**EXERCISE DIRECTIONS**
List all lines of the data containing the word "Apache".

**TASK DATA**
....

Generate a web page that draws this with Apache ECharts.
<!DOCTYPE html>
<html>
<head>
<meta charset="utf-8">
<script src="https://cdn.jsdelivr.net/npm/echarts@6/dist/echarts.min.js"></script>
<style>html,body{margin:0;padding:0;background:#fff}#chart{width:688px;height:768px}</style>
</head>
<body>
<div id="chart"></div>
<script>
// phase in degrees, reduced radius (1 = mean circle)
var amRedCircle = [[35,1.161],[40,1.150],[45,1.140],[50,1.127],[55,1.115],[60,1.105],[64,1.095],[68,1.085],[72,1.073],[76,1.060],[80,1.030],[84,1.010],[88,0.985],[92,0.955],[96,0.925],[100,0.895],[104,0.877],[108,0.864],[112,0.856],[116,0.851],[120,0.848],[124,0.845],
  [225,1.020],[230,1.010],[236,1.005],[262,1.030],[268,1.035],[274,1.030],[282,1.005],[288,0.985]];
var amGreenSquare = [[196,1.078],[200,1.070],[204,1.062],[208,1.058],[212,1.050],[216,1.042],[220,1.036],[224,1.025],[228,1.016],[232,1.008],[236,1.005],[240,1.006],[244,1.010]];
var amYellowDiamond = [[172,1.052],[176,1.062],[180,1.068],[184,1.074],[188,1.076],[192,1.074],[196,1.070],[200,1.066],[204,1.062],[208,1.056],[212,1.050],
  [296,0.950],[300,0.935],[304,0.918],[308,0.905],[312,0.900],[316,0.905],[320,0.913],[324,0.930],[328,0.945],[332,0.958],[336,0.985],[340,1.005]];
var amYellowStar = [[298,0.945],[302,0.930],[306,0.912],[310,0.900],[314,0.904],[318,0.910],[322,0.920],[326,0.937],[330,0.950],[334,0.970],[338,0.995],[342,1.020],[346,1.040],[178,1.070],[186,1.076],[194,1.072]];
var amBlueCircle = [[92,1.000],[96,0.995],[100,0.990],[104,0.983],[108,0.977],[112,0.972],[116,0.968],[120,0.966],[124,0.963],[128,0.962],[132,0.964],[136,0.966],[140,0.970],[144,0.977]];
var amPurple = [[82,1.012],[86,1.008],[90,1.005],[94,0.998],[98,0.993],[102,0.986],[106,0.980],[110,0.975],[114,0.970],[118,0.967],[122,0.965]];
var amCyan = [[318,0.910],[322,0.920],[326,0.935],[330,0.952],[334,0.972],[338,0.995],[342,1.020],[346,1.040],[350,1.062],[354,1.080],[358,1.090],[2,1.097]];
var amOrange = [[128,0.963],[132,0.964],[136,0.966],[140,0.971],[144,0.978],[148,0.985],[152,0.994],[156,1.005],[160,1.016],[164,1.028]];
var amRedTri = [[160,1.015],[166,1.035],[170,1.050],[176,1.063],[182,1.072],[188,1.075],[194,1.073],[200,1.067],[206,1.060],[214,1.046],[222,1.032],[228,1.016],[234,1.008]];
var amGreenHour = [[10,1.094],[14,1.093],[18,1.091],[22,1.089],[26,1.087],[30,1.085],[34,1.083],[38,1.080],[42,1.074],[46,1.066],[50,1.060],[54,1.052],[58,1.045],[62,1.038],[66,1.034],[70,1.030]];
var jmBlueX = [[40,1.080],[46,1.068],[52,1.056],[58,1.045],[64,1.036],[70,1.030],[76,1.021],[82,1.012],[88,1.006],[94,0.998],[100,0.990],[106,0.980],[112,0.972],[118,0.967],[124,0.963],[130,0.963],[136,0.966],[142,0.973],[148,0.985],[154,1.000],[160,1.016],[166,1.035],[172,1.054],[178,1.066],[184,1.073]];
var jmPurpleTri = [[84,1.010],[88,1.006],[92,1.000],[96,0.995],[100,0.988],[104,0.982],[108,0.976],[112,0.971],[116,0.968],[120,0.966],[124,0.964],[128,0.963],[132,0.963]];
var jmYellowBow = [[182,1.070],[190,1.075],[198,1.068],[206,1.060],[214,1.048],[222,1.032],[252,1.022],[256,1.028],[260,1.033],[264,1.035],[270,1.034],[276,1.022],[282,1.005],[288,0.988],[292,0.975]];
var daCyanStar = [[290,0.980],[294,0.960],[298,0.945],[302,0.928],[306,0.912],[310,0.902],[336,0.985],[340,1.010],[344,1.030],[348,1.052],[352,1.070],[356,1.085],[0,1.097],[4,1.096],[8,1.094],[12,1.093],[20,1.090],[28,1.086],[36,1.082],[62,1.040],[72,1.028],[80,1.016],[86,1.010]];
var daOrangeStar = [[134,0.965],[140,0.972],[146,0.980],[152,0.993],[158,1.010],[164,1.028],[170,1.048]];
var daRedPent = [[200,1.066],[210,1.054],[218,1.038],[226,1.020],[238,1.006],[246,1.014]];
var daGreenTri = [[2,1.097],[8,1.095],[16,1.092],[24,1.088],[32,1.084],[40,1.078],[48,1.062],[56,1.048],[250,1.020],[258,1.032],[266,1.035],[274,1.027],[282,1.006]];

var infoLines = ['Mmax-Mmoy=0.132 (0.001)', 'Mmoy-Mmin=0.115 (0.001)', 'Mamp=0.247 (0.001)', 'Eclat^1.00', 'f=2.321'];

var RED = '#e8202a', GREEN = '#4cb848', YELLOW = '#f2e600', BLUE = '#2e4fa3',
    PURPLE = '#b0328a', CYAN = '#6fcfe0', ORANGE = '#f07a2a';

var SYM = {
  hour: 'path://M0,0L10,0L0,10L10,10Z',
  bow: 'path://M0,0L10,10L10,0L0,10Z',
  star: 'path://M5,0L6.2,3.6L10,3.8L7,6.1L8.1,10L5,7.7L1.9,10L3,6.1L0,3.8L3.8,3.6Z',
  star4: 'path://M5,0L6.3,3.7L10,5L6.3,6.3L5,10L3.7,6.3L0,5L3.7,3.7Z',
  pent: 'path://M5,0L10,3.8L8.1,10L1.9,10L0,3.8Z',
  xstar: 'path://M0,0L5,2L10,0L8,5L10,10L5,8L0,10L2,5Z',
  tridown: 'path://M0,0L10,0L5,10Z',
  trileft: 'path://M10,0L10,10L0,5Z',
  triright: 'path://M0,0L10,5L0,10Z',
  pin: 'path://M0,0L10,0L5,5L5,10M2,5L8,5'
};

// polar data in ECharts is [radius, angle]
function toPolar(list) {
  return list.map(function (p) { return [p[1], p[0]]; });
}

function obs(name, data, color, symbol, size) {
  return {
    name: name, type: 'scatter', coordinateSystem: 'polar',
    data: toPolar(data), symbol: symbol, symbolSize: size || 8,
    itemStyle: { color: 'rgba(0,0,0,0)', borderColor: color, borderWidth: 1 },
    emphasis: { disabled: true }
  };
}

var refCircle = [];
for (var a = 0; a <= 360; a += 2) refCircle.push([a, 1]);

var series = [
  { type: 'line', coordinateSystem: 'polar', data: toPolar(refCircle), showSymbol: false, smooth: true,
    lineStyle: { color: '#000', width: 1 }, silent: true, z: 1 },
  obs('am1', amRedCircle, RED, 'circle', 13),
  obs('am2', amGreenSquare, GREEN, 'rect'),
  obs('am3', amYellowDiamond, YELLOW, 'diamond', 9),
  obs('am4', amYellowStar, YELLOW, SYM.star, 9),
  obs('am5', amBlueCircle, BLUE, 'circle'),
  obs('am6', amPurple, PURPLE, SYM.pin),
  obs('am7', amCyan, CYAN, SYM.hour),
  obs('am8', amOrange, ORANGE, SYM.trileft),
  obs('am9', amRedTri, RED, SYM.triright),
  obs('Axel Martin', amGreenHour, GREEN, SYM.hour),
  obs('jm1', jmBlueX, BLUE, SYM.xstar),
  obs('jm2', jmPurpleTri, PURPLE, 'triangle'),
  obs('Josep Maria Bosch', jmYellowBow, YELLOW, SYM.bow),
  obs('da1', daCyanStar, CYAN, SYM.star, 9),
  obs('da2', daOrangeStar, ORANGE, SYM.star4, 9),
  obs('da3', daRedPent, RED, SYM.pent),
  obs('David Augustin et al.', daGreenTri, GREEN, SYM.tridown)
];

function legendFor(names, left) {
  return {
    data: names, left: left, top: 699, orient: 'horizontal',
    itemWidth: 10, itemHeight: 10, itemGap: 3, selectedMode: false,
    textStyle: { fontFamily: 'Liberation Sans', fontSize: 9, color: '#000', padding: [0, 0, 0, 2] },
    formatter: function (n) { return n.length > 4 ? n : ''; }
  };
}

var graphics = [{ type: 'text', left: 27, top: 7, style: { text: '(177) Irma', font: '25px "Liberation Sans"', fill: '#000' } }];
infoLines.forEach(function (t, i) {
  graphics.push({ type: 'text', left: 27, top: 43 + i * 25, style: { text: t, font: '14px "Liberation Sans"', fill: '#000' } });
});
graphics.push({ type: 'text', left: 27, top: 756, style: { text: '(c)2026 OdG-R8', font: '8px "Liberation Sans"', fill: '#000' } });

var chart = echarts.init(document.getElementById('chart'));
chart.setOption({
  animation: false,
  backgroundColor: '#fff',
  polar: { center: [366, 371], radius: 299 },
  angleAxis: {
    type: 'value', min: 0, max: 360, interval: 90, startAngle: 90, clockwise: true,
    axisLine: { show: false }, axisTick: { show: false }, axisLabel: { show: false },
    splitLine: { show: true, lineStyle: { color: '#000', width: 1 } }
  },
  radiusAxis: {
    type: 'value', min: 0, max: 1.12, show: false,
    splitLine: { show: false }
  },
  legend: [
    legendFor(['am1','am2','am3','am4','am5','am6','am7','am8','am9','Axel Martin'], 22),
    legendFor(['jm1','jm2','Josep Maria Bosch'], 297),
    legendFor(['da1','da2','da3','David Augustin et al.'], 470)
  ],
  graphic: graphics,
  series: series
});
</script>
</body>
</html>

....

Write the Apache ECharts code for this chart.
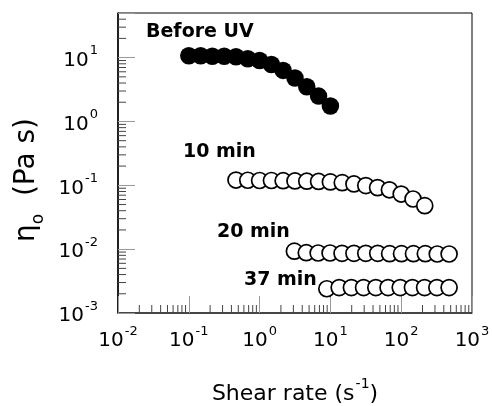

....

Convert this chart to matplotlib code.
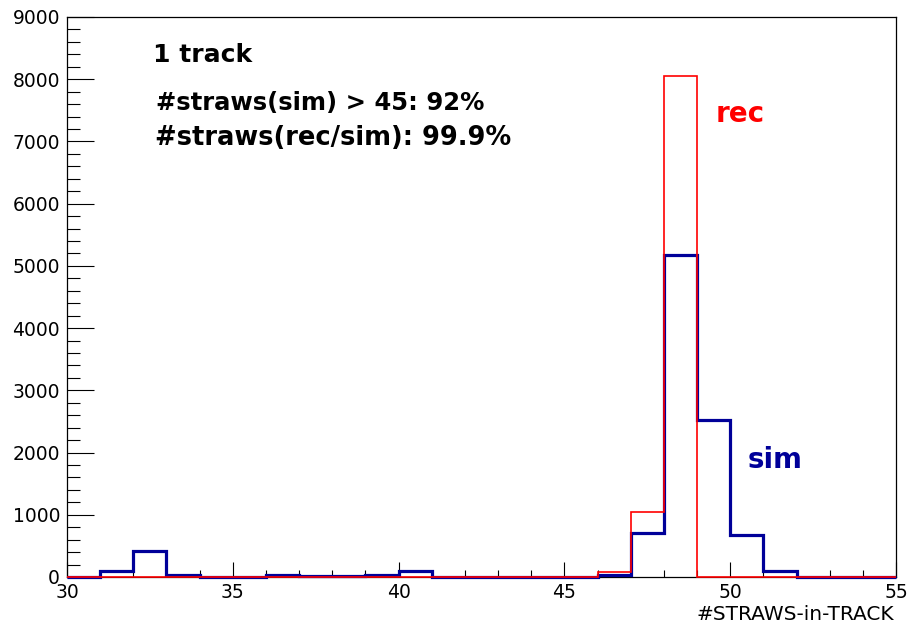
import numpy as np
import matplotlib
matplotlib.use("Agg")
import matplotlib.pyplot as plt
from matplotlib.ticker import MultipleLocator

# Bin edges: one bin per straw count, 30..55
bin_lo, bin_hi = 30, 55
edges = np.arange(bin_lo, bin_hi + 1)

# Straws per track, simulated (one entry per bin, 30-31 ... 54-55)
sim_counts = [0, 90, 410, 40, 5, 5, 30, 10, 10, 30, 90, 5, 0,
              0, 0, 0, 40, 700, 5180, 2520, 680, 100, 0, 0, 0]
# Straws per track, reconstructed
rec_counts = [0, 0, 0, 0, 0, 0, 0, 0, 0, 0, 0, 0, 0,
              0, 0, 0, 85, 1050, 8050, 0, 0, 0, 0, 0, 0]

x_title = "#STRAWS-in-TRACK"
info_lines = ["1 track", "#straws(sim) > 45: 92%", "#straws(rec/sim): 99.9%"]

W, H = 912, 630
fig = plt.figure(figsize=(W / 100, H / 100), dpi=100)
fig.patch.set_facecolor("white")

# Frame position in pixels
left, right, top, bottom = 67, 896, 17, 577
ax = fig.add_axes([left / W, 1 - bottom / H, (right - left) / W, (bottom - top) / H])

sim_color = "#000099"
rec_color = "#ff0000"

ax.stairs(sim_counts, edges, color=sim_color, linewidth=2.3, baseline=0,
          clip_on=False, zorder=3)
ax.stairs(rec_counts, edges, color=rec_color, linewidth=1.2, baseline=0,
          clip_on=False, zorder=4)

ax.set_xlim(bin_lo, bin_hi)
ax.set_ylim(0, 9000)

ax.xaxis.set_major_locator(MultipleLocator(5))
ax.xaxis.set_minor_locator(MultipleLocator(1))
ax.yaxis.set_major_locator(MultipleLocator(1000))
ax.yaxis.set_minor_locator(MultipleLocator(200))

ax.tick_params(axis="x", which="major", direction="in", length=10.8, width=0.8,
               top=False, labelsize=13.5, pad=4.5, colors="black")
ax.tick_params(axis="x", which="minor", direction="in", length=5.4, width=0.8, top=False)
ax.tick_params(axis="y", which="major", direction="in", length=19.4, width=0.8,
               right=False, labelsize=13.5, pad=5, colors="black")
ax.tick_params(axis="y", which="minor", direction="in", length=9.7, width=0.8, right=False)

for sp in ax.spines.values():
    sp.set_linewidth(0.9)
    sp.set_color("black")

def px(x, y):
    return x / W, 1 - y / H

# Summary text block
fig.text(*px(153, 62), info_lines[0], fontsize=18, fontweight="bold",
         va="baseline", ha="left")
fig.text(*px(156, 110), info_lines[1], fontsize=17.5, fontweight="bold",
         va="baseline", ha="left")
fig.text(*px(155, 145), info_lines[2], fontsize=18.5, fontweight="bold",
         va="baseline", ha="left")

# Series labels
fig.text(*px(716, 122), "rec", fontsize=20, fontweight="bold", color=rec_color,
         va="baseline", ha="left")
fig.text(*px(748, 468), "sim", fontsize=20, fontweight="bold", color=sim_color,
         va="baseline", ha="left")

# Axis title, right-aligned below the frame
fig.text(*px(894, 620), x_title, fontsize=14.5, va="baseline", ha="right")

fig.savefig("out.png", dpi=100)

....

**RIGHT ANSWER**
Generate a web page that draws this with Apache ECharts.
Write the Apache ECharts code for this chart.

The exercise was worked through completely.